Once on a sound financial and institutional footing, the Riccobono Seminar provided a forum in which leading American scholars of Roman law presented and discussed the results of their research. Several noted Roman law scholars from abroad also lectured at the Seminar. The list of Riccobono Seminar presenters includes many of the best regarded Roman law scholars and legal historians of the time. Among these were : H. Milton Colvin, Roscoe Dorsey, Charles S. Lobingier and Fritz Schulz (jurist); A. Arthur Schiller, Francis de Zulueta, J.B. Thayer, Ernest Levy, and Judge Fred H. Blume. Holding the Seminar in Washington D.C. also meant other notables were sometimes in attendance. The specially invited guests at one meeting included: Justice Pierce Butler (jurist) of the United States Supreme Court, Senator Joseph C. O'Mahoney, Professors Joseph Beale and Samuel Williston of the Harvard Law School, Professor John Wigmore of the Northwestern Law School, two law school deans, and several other law professors.
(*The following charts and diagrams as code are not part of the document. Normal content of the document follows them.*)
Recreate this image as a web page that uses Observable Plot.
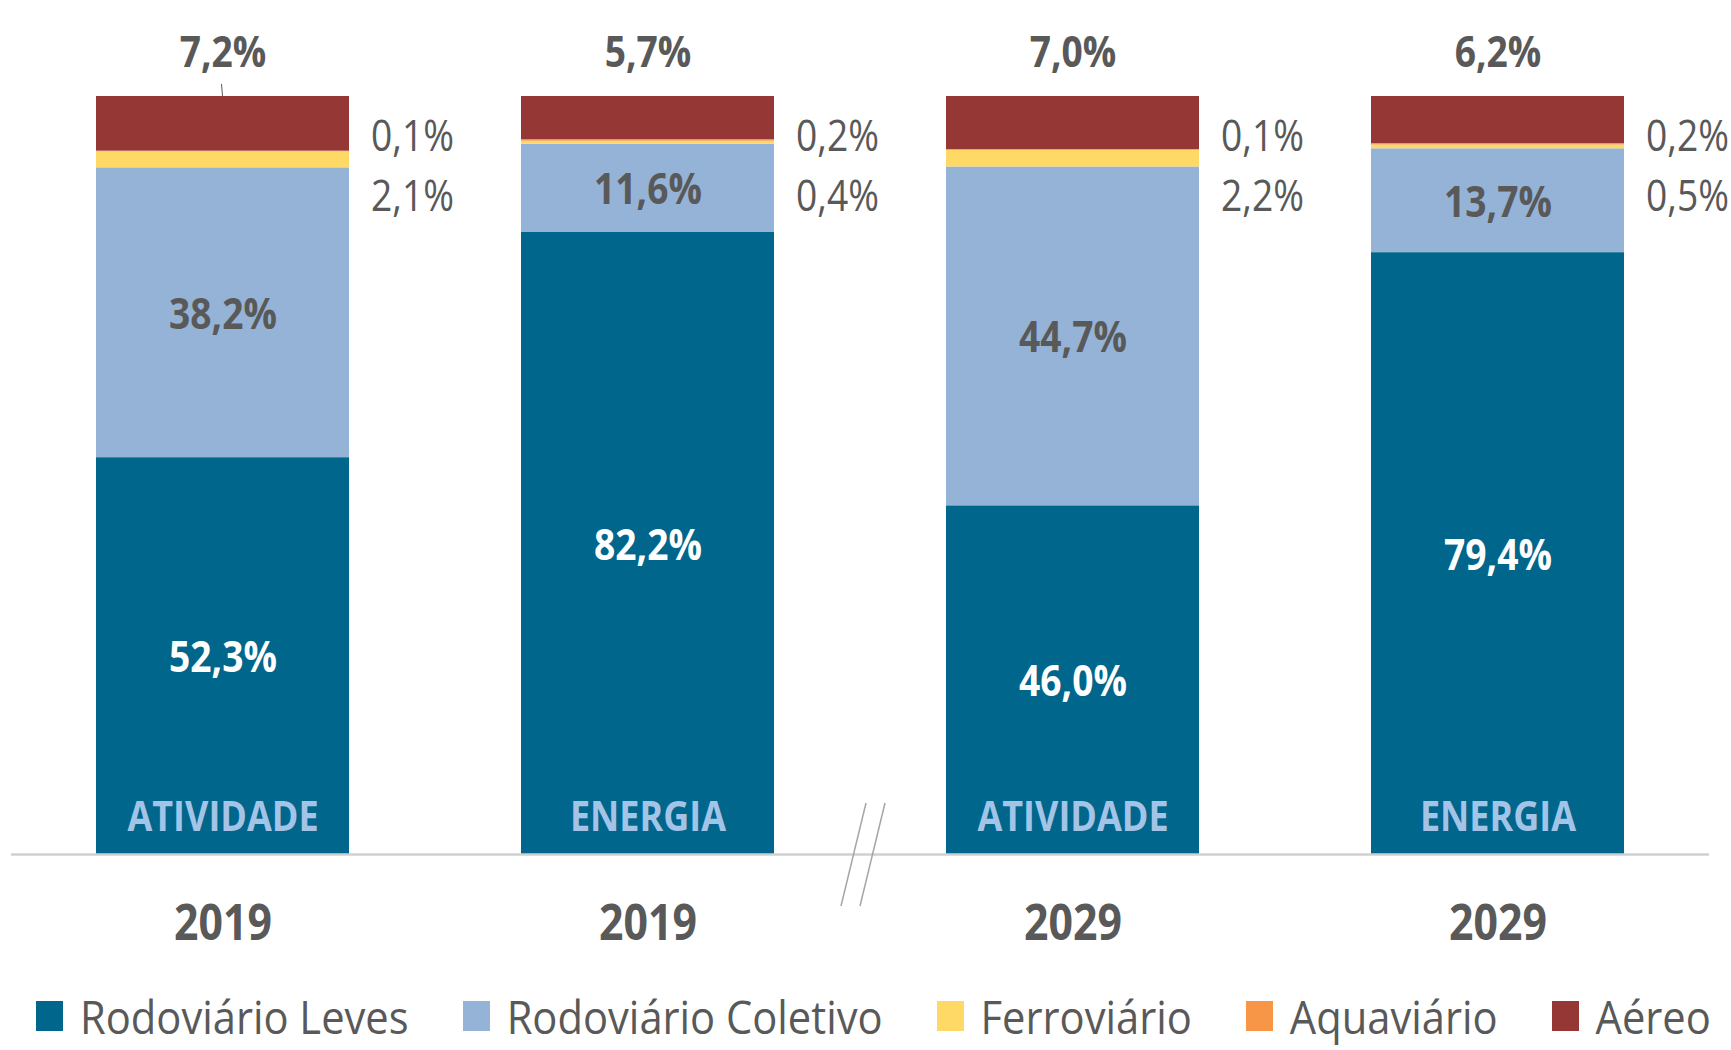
<!DOCTYPE html>
<html><head><meta charset="utf-8">
<script src="https://cdn.jsdelivr.net/npm/d3@7"></script>
<script src="https://cdn.jsdelivr.net/npm/@observablehq/plot@0.6"></script>
<style>
html,body{margin:0;padding:0;background:#fff;overflow:hidden}
#chart{width:1731px;height:1050px;position:relative}
.legend{display:flex;align-items:center;height:102px;padding-left:36px;color:#595959;white-space:nowrap}
.item{display:flex;align-items:center;margin-right:54px}
.sw{width:27px;height:30px;margin-right:17px;flex:none}
.lt{display:inline-block;line-height:1;transform:scaleY(1.1)}
</style></head><body><div id="chart"></div>
<script>
const bars = ["2019 ATIVIDADE","2019 ENERGIA","2029 ATIVIDADE","2029 ENERGIA"];
const years = ["2019","2019","2029","2029"];
const kinds = ["ATIVIDADE","ENERGIA","ATIVIDADE","ENERGIA"];
const series = ["Rodoviário Leves","Rodoviário Coletivo","Ferroviário","Aquaviário","Aéreo"];
const colors = ["#00668c","#95b3d7","#ffd966","#f79646","#953735"];
const rodLeves    = [52.3, 82.2, 46.0, 79.4];
const rodColetivo = [38.2, 11.6, 44.7, 13.7];
const ferroviario = [2.1, 0.4, 2.2, 0.5];
const aquaviario  = [0.1, 0.2, 0.1, 0.2];
const aereo       = [7.2, 5.7, 7.0, 6.2];

const valuesBySeries = [rodLeves, rodColetivo, ferroviario, aquaviario, aereo];
const data = [];
bars.forEach((b, i) => series.forEach((s, j) => data.push({bar: b, series: s, value: valuesBySeries[j][i]})));

const fmt = v => v.toFixed(1).replace(".", ",") + "%";

// font detection / sizing
const ctx = document.createElement("canvas").getContext("2d");
function has(f) {
  const t = "Rodoviário 2019 WwMmIil";
  for (const base of ["monospace", "serif"]) {
    ctx.font = `100px ${base}`; const a = ctx.measureText(t).width;
    ctx.font = `100px "${f}", ${base}`; const b = ctx.measureText(t).width;
    if (a !== b) return true;
  }
  return false;
}
const FAM = ["Noto Sans Condensed", "Liberation Sans Narrow", "Open Sans"].find(has) || "sans-serif";
function fit(text, weight, w) {
  ctx.font = `${weight} 100px "${FAM}"`;
  return +(100 * w / ctx.measureText(text).width).toFixed(1);
}
const FS_val = fit("52,3%", "bold", 108);
const FS_small = fit("0,1%", "normal", 83);
const FS_cat = fit("ATIVIDADE", "bold", 191);
const FS_year = fit("2019", "bold", 98);
const FS_leg = fit("Rodoviário Leves", "normal", 329);

const gray = "#595959";
const stackOpts = {x: "bar", y: "value", z: "series", offset: "normalize"};

function decorations(index, scales) {
  const x = scales.x, y = scales.y;
  const step = x(bars[2]) - x(bars[1]);
  const bw = typeof x.bandwidth === "function" ? x.bandwidth() : (typeof x.bandwidth === "number" ? x.bandwidth : step * 0.595);
  const xm = (x(bars[1]) + bw + x(bars[2])) / 2 + 3;
  const y0 = y(0);
  const g = d3.create("svg:g");
  for (const off of [-9.5, 9.5]) {
    g.append("line").attr("x1", xm + off + 12.5).attr("y1", y0 - 51).attr("x2", xm + off - 12.5).attr("y2", y0 + 52)
      .attr("stroke", "#a6a6a6").attr("stroke-width", 1.5);
  }
  const xc = x(bars[0]) + bw / 2;
  g.append("line").attr("x1", xc - 1).attr("y1", y(1) - 12).attr("x2", xc).attr("y2", y(1)).attr("stroke", gray).attr("stroke-width", 1);
  return g.node();
}

const chart = Plot.plot({
  width: 1731,
  height: 965,
  marginTop: 96,
  marginBottom: 111,
  marginLeft: 11,
  marginRight: 22,
  style: {fontFamily: `"${FAM}", sans-serif`, background: "white", color: gray},
  x: {type: "band", domain: bars, range: [95.5, 1623.5], paddingInner: 0.405, paddingOuter: 0, axis: null},
  y: {domain: [0, 1], axis: null},
  color: {domain: series, range: colors},
  marks: [
    Plot.barY(data, Plot.stackY({...stackOpts, fill: "series"})),
    Plot.ruleY([0], {stroke: "#d0d0d0", strokeWidth: 2.5}),
    decorations,
    Plot.text(data, Plot.stackY({...stackOpts, text: d => d.series === series[0] ? fmt(d.value) : "", fill: "white", fontWeight: "bold", fontSize: FS_val, dy: 2.5})),
    Plot.text(data, Plot.stackY({...stackOpts, text: d => d.series === series[1] ? fmt(d.value) : "", fill: gray, fontWeight: "bold", fontSize: FS_val, dy: 2})),
    Plot.text(bars, {x: d => d, text: (d, i) => fmt(aereo[i]), frameAnchor: "top", lineAnchor: "middle", dy: -43, fill: gray, fontWeight: "bold", fontSize: FS_val}),
    Plot.text(bars, {x: d => d, text: (d, i) => fmt(aquaviario[i]), frameAnchor: "top", lineAnchor: "middle", dy: 41, dx: 148, textAnchor: "start", fill: gray, fontSize: FS_small}),
    Plot.text(bars, {x: d => d, text: (d, i) => fmt(ferroviario[i]), frameAnchor: "top", lineAnchor: "middle", dy: 101, dx: 148, textAnchor: "start", fill: gray, fontSize: FS_small}),
    Plot.text(bars, {x: d => d, text: (d, i) => kinds[i], frameAnchor: "bottom", lineAnchor: "middle", dy: -36.5, fill: "#a3c4e6", fontWeight: "bold", fontSize: FS_cat}),
    Plot.text(bars, {x: d => d, text: (d, i) => years[i], frameAnchor: "bottom", lineAnchor: "middle", dy: 69.5, fill: gray, fontWeight: "bold", fontSize: FS_year})
  ]
});

// stretch glyphs vertically (the reference type is tall and narrow)
const SY = 1.16;
chart.querySelectorAll("text").forEach(t => {
  const tr = t.getAttribute("transform");
  if (tr) t.setAttribute("transform", tr + ` scale(1,${SY})`);
  else {
    const x = +t.getAttribute("x") || 0, y = +t.getAttribute("y") || 0;
    t.setAttribute("transform", `translate(${x},${y}) scale(1,${SY}) translate(${-x},${-y})`);
  }
});
document.getElementById("chart").append(chart);

const legend = document.createElement("div");
legend.className = "legend";
legend.style.fontFamily = `"${FAM}", sans-serif`;
legend.style.fontSize = FS_leg + "px";
series.forEach((s, i) => {
  const it = document.createElement("div"); it.className = "item";
  const sw = document.createElement("span"); sw.className = "sw"; sw.style.background = colors[i];
  const tx = document.createElement("span"); tx.className = "lt"; tx.textContent = s;
  it.append(sw, tx); legend.append(it);
});
document.getElementById("chart").append(legend);
</script></body></html>
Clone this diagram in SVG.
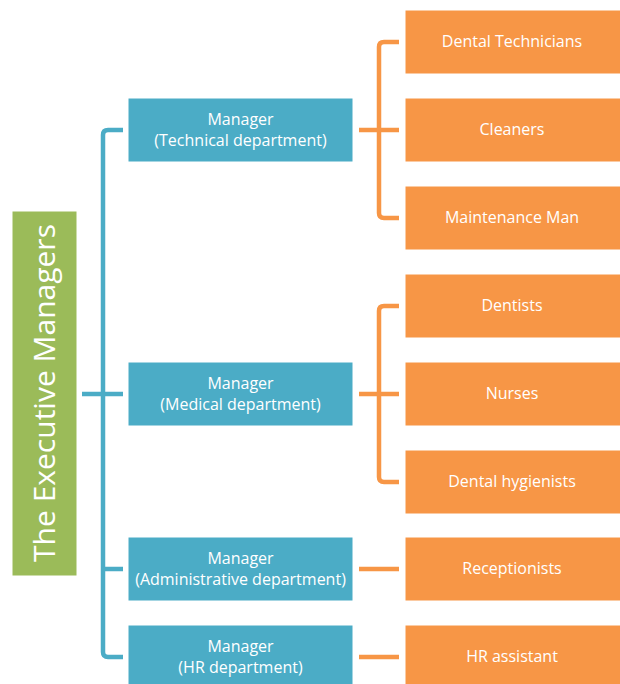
<svg xmlns="http://www.w3.org/2000/svg" width="620" height="684" viewBox="0 0 620 684">
<style>
.b{fill:#4BACC6;stroke:#FFFFFF;stroke-width:1}
.o{fill:#F79646;stroke:#FFFFFF;stroke-width:1}
.t{font-family:"Open Sans","Liberation Sans",sans-serif;font-size:16px;fill:#FFFFFF;text-anchor:middle}
.cb{fill:none;stroke:#4BACC6;stroke-width:4.5;stroke-linejoin:round}
.co{fill:none;stroke:#F79646;stroke-width:4.5;stroke-linejoin:round}
</style>
<rect width="620" height="684" fill="#FFFFFF"/>
<g id="connectors">
<path class="cb" d="M123,130 H108 Q103,130 103,135 V652 Q103,657 108,657 H123"/>
<path class="cb" d="M82,394 H123 M103,569 H123"/>
<path class="co" d="M399,42 H384 Q379,42 379,47 V213 Q379,218 384,218 H399 M359,130 H399"/>
<path class="co" d="M399,306 H384 Q379,306 379,311 V477 Q379,482 384,482 H399 M359,394 H399"/>
<path class="co" d="M359,569 H399 M359,657 H399"/>
</g>
<g id="root">
<rect x="12" y="211" width="65" height="365" fill="#9BBB59" stroke="#FFFFFF" stroke-width="1"/>
<text transform="translate(55,393) rotate(-90)" style="font-family:'Open Sans','Liberation Sans',sans-serif;font-size:30px;fill:#FFFFFF;text-anchor:middle">The Executive Managers</text>
</g>
<g id="m-technical"><rect class="b" x="128" y="98" width="225" height="64"/><text class="t" x="240.5" y="125">Manager</text><text class="t" x="240.5" y="146">(Technical department)</text></g>
<g id="m-medical"><rect class="b" x="128" y="362" width="225" height="64"/><text class="t" x="240.5" y="389">Manager</text><text class="t" x="240.5" y="410">(Medical department)</text></g>
<g id="m-admin"><rect class="b" x="128" y="537" width="225" height="64"/><text class="t" x="240.5" y="564">Manager</text><text class="t" x="240.5" y="585">(Administrative department)</text></g>
<g id="m-hr"><rect class="b" x="128" y="625" width="225" height="64"/><text class="t" x="240.5" y="652">Manager</text><text class="t" x="240.5" y="673">(HR department)</text></g>
<g id="dental-technicians"><rect class="o" x="405" y="10" width="216" height="64"/><text class="t" x="512" y="47">Dental Technicians</text></g>
<g id="cleaners"><rect class="o" x="405" y="98" width="216" height="64"/><text class="t" x="512" y="135">Cleaners</text></g>
<g id="maintenance"><rect class="o" x="405" y="186" width="216" height="64"/><text class="t" x="512" y="223">Maintenance Man</text></g>
<g id="dentists"><rect class="o" x="405" y="274" width="216" height="64"/><text class="t" x="512" y="311">Dentists</text></g>
<g id="nurses"><rect class="o" x="405" y="362" width="216" height="64"/><text class="t" x="512" y="399">Nurses</text></g>
<g id="hygienists"><rect class="o" x="405" y="450" width="216" height="64"/><text class="t" x="512" y="487">Dental hygienists</text></g>
<g id="receptionists"><rect class="o" x="405" y="537" width="216" height="64"/><text class="t" x="512" y="574">Receptionists</text></g>
<g id="hr-assistant"><rect class="o" x="405" y="625" width="216" height="64"/><text class="t" x="512" y="662">HR assistant</text></g>
</svg>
Dr. Riccobono involved himself with the Seminar for several years. Upon its reconstitution, he reported on its work in the journalBullettino dell’Istituto di Diritto Romano, which he edited. From the 1935-1936 sessions through those of 1938-1939, when the Second World War began, Riccobono offered extensive summaries of the Seminar’s papers and discussions in a special section of the “Bullettino” titled “Il Diritto Romano in America.” These reports ceased in 1940. This gap in coverage of Riccobono Seminar activities was filled by “Seminar,” a special annual edition of “The Jurist,” the CUA’s School of Canon Law journal. “Seminar” continued to publish papers delivered at meetings and to report on the group’s activities until 1955-1956. The Riccobono Seminar itself seems to have stopped functioning in 1956-57. As the “Seminar” noted, many outlets for articles on Roman law, legal history and comparative law had arisen since the war, making the “Seminar” unnecessary. There also had been a gradual decline in the Riccobono Seminar’s activities over the years. The annual number of papers delivered at monthly meetings dropped from eight in the 1943-44 academic year, to four in 1949-1950, and to two in 1954-55 and one in 1955-1956. However, in its prime during the decades of the 1930s and 1940s, the Riccobono Seminar admirably fulfilled its constitutional object of disseminating the knowledge of Roman law.